If you want instead to download the current source from github, use the extractFromGithub.sh
command in the tools folder.
bash extractFromGithub.sh 1.X
This will download a zipfile of the 1.X branch from github and unpack it in the folder 1.X-DD-MM-YYYY/webdanica-1.X Where DD-MM-YY represents the current date.
Now copy the workflow-template folder to $WORKFLOW_USER_HOME/automatic-workflow (e.g. /home/test), and change the owner of the files to the user running the automatic workflow. We have this template, because you can also use the same template-folder to install a manual workflow, manual-workflow. We recommend two separate workflows, even though it is not required.
Download the webdanica-webapp-war-$RELEASE.war from the release page, and unzip it e.g.
unzip webdanica-webapp-war-$RELEASE.war -d $RELEASE.war
cp -av $RELEASE.war/WEB-INF/lib WORKFLOW_USER_HOME/automatic-workflow/
Remove the logback-classic-1.0.13.jar from WORKFLOW_USER_HOME/automatic-workflow/lib otherwise you will get a cron-mail from the webdanica-analysis-cron.sh below, even if there is no harvestlogs to process with this content:
SLF4J: Class path contains multiple SLF4J bindings.
SLF4J: Found binding in [jar:file:/disk2/test/automatic-workflow/lib/slf4j-log4j12-1.7.12.jar!/org/slf4j/impl/StaticLoggerBinder.class]
SLF4J: Found binding in [jar:file:/disk2/test/automatic-workflow/lib/logback-classic-1.0.13.jar!/org/slf4j/impl/StaticLoggerBinder.class]
SLF4J: See http://www.slf4j.org/codes.html#multiple_bindings for an explanation.
SLF4J: Actual binding is of type [org.slf4j.impl.Log4jLoggerFactory]
Correct the automatic-workflow/setenv.sh to match your setup.
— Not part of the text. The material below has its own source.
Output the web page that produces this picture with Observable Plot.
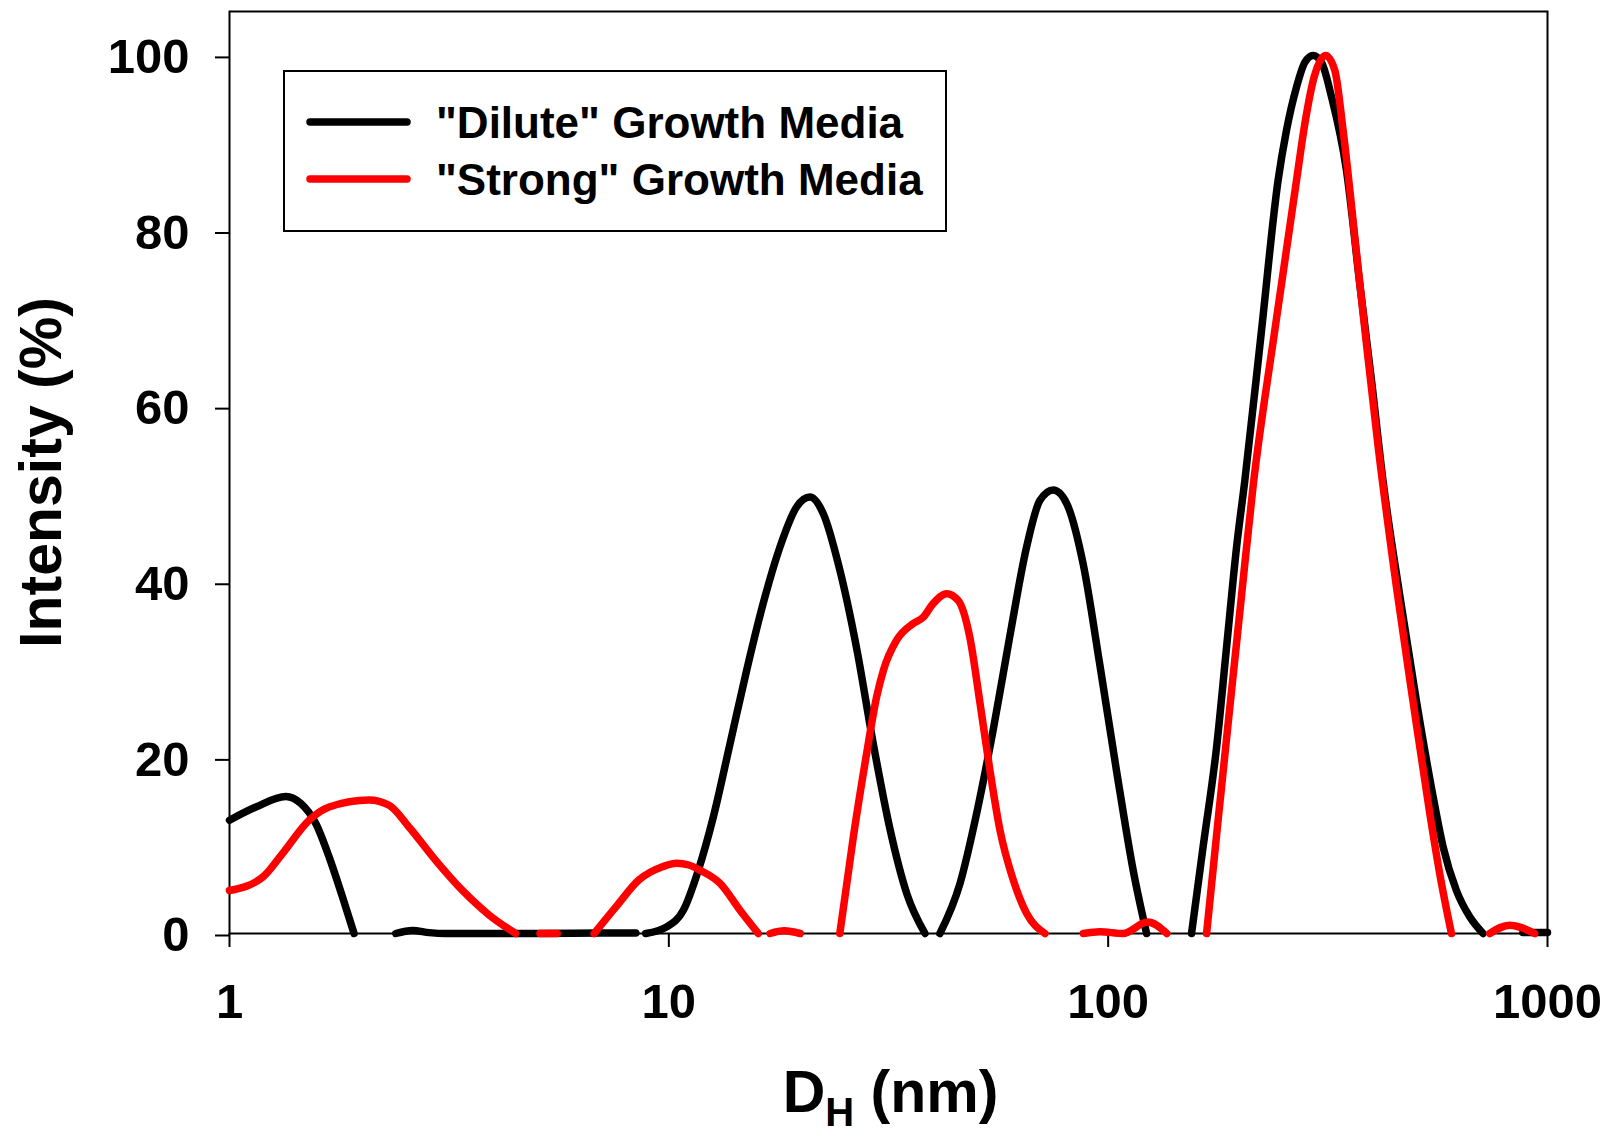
<!DOCTYPE html>
<html><head><meta charset="utf-8">
<script src="https://cdn.jsdelivr.net/npm/d3@7"></script>
<script src="https://cdn.jsdelivr.net/npm/@observablehq/plot@0.6"></script>
<style>
html,body{margin:0;padding:0;background:#fff;}
#wrap{position:relative;width:1610px;height:1136px;overflow:hidden;}
#legend{position:absolute;left:283px;top:70px;}
</style></head><body><div id="wrap"></div>
<script>
// ---- data ----
const ticksX = [1, 10, 100, 1000];
const ticksY = [0, 20, 40, 60, 80, 100];
const seriesNames = ['"Dilute" Growth Media', '"Strong" Growth Media'];
const seriesColors = ["#000000", "#ff0000"];
const xTitle = "DH (nm)";
const yTitle = "Intensity (%)";

// null entries separate the drawn segments
const diluteD = [1, 1.148, 1.344, 1.454, 1.573, 1.686, 1.807, 1.921, null,
  2.39, 2.61, 2.85, 3.1, 5, 7, 8.41, null,
  8.86, 9.89, 10.79, 11.67, 12.63, 13.78, 15.04, 16.4, 17.9, 19.55, 20.95, 22.47, 24.5, 26.8, 29.2, 31.9, 34.8, 38.3, null,
  41.4, 46.0, 50.2, 54.7, 59.7, 65.2, 69.9, 75.0, 80.4, 87.7, 95.8, 104.5, 114, 122.3, null,
  154.8, 164.5, 176.5, 186, 196, 204.7, 223.4, 243.7, 254.7, 268.4, 280.3, 292.7, 305.9, 322.3, 348.7, 373.8, 397.5, 422.4, 461, 503, 549, 578.4, 620.4, 665.3, 713.5, null,
  879, 1000];
const diluteI = [12.9, 14.4, 15.6, 14.8, 12.5, 8.7, 4.2, 0, null,
  0, 0.35, 0.1, 0, 0, 0.05, 0.05, null,
  0, 0.75, 2.65, 7.2, 13.3, 21.6, 30.0, 37.6, 44.0, 48.6, 49.7, 47.8, 41.4, 32.3, 21.6, 11.8, 4.55, 0, null,
  0, 5.7, 13.7, 23.1, 33.8, 44.0, 49.3, 50.5, 49.0, 42.1, 30.5, 18.5, 7.2, 0, null,
  0, 9.9, 21.2, 32.6, 44.0, 51.6, 68.7, 85.8, 91.5, 96.4, 99.2, 100, 99.2, 95.3, 86.9, 74.0, 63.0, 51.5, 38.5, 26.5, 15.6, 9.9, 4.9, 1.9, 0, null,
  0.1, 0.1];

const strongD = [1, 1.189, 1.32, 1.518, 1.686, 2.079, 2.308, 2.564, 2.949, 3.39, 3.90, 4.48, null,
  5.09, 5.57, null,
  6.76, 7.57, 8.55, 9.67, 10.42, 11.1, 11.78, 13.08, 14.52, 15.98, null,
  17.0, 18.3, 19.9, null,
  24.5, 26.3, 28.2, 29.7, 30.8, 33.0, 36.0, 37.9, 40.0, 42.9, 45.6, 48.4, 51.1, 53.8, 56.7, 60.8, 65.2, 71.8, null,
  87.8, 95.8, 108, 123, 136, null,
  167.5, 177, 188.5, 200.7, 213.8, 239.5, 268.4, 280.3, 294.2, 312.4, 328, 342.5, 367.5, 387.4, 411.5, 453, 494, 539.5, 568.5, 604.5, null,
  739, 820, 935];
const strongI = [4.9, 6.4, 9.1, 12.9, 14.4, 15.2, 14.6, 12.1, 8.3, 4.9, 2.1, 0, null,
  0, 0, null,
  0, 3.0, 6.1, 7.6, 8.0, 7.8, 7.2, 5.7, 2.65, 0, null,
  0, 0.3, 0, null,
  0, 11.0, 20.5, 26.9, 30.0, 33.4, 35.3, 36.0, 37.6, 38.7, 37.9, 33.8, 26.2, 18.6, 11.8, 6.1, 2.3, 0, null,
  0, 0.2, 0, 1.3, 0, null,
  0, 11.8, 25.0, 38.0, 51.0, 68.7, 85.8, 92.2, 97.5, 100, 98.3, 91.5, 77.5, 67.0, 55.5, 39.5, 26.5, 13.7, 6.8, 0, null,
  0, 0.95, 0];

// ---- build table ----
const rows = [];
diluteD.forEach((d, i) => rows.push({series: seriesNames[0], d, v: diluteI[i]}));
strongD.forEach((d, i) => rows.push({series: seriesNames[1], d, v: strongI[i]}));

const font = "'Liberation Sans', Arial, Helvetica, sans-serif";

const chart = Plot.plot({
  width: 1610,
  height: 1136,
  marginLeft: 229,
  marginRight: 63,
  marginTop: 11,
  marginBottom: 203,
  style: {fontFamily: font, fontWeight: "bold", fontSize: "49px", background: "white", color: "black", overflow: "visible"},
  x: {type: "log", domain: [1, 1000]},
  y: {domain: [0, 105]},
  color: {domain: seriesNames, range: seriesColors},
  marks: [
    Plot.frame({stroke: "black", strokeWidth: 2}),
    Plot.axisX({ticks: ticksX, tickFormat: d => String(d), tickSize: 14, tickPadding: 36, fontSize: 49, fontWeight: "bold", strokeWidth: 2, label: null}),
    Plot.axisY({ticks: ticksY, tickFormat: d => String(d), tickSize: 14, tickPadding: 26, fontSize: 49, fontWeight: "bold", strokeWidth: 2, label: null, dy: 2}),
    Plot.line(rows, {x: "d", y: "v", z: "series", stroke: "series", strokeWidth: 7.5, curve: "monotone-x", strokeLinecap: "round", strokeLinejoin: "round"}),
    Plot.text([yTitle], {frameAnchor: "left", dx: -187, rotate: -90, fontSize: 59, fontWeight: "bold", textAnchor: "middle", lineAnchor: "middle"}),
    Plot.text([xTitle], {frameAnchor: "bottom", dx: 2, dy: 160, fontSize: 59, fontWeight: "bold", textAnchor: "middle", lineAnchor: "middle"})
  ]
});

// subscript in the x title
d3.select(chart).selectAll("text").each(function() {
  if (this.textContent === xTitle) {
    const t = d3.select(this);
    t.text(null);
    t.append("tspan").text("D");
    t.append("tspan").attr("font-size", 40).attr("dy", 14).text("H");
    t.append("tspan").attr("dy", -14).text(" (nm)");
  }
});

const wrap = document.getElementById("wrap");
wrap.appendChild(chart);

// legend box
const lg = d3.select(wrap).append("svg").attr("id", "legend")
  .attr("width", 665).attr("height", 163)
  .style("font-family", font).style("font-weight", "bold");
lg.append("rect").attr("x", 1).attr("y", 1).attr("width", 662).attr("height", 160)
  .attr("fill", "white").attr("stroke", "black").attr("stroke-width", 2);
seriesNames.forEach((name, i) => {
  const cy = 52 + i * 57;
  lg.append("line").attr("x1", 27).attr("x2", 124).attr("y1", cy).attr("y2", cy)
    .attr("stroke", seriesColors[i]).attr("stroke-width", 7.5).attr("stroke-linecap", "round");
  lg.append("text").attr("x", 153).attr("y", cy + 15.5).attr("font-size", 44).text(name);
});
</script>
</body></html>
If the information in setenv.sh is wrong, the scripts will fail with an explanation about what is wrong. Furthermore, you should verify, that the webdanica-core jarfile REGISTER'ed in workflow-template/conf/.pigbootup matches the WEBDANICA_VERSION in the setenv.sh (e.g. if the WEBDANICA_VERSION is 2.0, lib/webdanica-core-2.0.jar should be REGISTER'ed in automatic-workflow/conf/.pigbootup and/or manual-workflow/conf/.pigbootup).
Copy the scripts/cronjobs folder to the $WORKFLOW_USER_HOME
Before inserting/updating the crontab for the user running the automatic workflow, do the following checks:
- Check that the NAS_INSTALL value in cleanup_oldjobs.sh is correct
- Check that the CRONDIR in the crontab refers to an existing directory
- Check that the host argument to check_apps_alive.sh is the correct host.
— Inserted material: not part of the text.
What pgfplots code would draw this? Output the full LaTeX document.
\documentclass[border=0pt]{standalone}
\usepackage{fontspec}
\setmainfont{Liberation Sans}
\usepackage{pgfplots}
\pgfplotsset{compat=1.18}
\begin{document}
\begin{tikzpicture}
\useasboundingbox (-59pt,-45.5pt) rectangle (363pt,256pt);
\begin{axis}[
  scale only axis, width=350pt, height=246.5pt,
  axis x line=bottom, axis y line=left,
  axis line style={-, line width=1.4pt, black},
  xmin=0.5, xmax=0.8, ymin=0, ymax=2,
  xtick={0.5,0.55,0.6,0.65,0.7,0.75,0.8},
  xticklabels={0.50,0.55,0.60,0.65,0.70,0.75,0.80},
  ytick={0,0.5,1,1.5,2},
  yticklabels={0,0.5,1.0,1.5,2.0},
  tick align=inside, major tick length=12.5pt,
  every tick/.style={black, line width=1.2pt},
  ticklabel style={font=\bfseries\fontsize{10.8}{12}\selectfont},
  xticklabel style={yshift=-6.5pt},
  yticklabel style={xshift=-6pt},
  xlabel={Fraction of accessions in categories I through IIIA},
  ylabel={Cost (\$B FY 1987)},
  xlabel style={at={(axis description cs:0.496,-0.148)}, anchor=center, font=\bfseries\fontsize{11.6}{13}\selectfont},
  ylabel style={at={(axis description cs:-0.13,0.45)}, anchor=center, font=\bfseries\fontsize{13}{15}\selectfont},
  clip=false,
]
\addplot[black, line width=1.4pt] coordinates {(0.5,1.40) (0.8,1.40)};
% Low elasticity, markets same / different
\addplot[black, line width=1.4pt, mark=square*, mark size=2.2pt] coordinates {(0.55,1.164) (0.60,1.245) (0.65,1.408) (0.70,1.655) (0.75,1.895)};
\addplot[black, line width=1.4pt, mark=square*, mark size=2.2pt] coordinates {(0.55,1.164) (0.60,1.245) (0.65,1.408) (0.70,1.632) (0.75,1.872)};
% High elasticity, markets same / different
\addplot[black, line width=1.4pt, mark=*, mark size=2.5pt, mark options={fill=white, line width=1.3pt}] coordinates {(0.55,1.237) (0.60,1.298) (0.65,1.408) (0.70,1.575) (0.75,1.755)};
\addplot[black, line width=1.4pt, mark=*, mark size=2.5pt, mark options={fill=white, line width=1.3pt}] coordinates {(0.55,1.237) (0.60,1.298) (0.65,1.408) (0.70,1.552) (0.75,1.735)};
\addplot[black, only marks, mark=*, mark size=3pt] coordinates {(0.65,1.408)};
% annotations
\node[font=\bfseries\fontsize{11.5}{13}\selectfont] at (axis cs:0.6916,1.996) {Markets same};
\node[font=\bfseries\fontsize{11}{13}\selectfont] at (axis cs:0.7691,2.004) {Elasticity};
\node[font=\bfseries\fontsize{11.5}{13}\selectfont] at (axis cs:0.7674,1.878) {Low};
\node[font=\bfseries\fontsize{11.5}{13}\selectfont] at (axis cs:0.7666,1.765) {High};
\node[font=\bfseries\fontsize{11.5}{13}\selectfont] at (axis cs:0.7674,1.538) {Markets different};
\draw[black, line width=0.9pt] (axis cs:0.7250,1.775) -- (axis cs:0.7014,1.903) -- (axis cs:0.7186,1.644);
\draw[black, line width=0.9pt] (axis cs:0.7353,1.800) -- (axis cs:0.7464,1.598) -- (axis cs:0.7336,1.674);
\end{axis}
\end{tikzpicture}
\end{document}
- Check that the mails of the user running the crontab (e.g. test) should be forwarded to the adminstrators of the webdanica system. This is most easily done by making an alias for the user in /etc/aliases ( remember to renew the aliases.db by running the /usr/bin/newaliases as root ).
In our staging webdanica-analysis-cron.sh is currently run every 2 hours: this is done with this cron-statement:
0 */2 * * * bash /home/test/automatic-workflow/webdanica-analysis-cron.sh 2>&1 | tee -a $CRONDIR/webdanica-analysis-cron.sh.log
The cleanup_oldjobs.sh (found in the cronjobs folder) removes the Heritrix3 libraries from oldjobs, and is currently run every 6 hours. This is declared with this cron-statement:
0 */6 * * * bash /home/test/cronjobs/cleanup_oldjobs.sh 2>&1 | tee -a $CRONDIR/cleanup_oldjobs.sh.sh.log
Finally, the check_apps_alive.sh is run once every hour, and checks if the tomcat application and netarchivesuite is alive and well.
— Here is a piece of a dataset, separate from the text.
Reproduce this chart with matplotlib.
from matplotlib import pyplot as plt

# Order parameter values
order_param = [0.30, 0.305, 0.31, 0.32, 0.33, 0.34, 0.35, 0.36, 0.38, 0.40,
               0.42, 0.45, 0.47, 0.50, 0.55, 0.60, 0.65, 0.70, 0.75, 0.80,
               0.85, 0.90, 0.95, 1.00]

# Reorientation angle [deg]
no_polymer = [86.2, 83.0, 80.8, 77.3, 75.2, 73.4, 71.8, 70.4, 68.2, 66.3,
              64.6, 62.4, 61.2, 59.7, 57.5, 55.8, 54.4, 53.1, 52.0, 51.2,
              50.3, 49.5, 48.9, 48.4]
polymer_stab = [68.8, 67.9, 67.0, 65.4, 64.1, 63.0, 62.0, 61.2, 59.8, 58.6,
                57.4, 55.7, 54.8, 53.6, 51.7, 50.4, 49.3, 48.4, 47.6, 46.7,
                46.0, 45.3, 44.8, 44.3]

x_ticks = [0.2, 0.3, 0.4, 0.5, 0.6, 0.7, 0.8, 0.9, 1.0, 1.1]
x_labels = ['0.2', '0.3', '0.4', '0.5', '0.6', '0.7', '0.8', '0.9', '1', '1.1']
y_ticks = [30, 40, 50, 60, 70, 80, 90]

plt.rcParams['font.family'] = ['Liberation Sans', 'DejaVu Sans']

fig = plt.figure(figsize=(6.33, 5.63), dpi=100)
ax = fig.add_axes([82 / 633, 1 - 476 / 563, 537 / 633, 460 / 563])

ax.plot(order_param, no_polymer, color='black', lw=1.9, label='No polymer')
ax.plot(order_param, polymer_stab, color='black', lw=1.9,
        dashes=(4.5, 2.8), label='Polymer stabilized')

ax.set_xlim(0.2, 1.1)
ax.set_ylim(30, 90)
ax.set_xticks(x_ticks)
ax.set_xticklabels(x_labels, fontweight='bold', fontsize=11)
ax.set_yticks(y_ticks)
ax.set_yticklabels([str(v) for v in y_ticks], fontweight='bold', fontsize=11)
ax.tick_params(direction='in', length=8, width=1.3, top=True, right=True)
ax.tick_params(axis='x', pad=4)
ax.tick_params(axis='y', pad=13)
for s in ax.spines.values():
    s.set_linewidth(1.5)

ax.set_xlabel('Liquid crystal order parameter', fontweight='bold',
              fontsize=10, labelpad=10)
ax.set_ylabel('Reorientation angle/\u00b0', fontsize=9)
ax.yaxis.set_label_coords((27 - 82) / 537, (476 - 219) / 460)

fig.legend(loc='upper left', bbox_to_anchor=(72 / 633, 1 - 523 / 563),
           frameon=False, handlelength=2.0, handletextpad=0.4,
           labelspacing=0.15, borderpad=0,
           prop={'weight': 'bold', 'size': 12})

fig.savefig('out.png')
This gives us a crontab looking like this:
CRONDIR=/home/test/cronlogs
## Run the webdanica-analysis-program every 2 hours
0 */2 * * * bash /home/webdanica/automatic-workflow/webdanica-analysis-cron.sh 2>&1 | tee -a $CRONDIR/webdanica-analysis-cron.sh.log
## Cleanup oldjobs every 6 hours
0 */6 * * * bash /home/webdanica/cronjobs/cleanup_oldjobs.sh 2>&1 | tee -a $CRONDIR/cleanup_oldjobs.sh.log
## restart netarchivesuite once a week (every monday at 02.00 AM) - disabled by default: only enable it in case of memory-leaks in Netarchivesuite
#0 2 * * 1 cd /home/webdanica/WEBDANICA/conf ; ./restart.sh 2>&1 | tee -a /home/webdanica/WEBDANICA/restart.log
## Check if apps alive tr (e.g. replace http://kb-test-webdanica-001.kb.dk with the correct host)
0 * * * * bash /home/webdanica/cronjobs/check_apps_alive.sh http://kb-test-webdanica-001.kb.dk 2>&1 | tee -a $CRONDIR/check_apps_alive.log
Disabling some or all scripts in the crontab is most easily done by running crontab -e and then writing '#' as the first character of the line and then saving the crontab.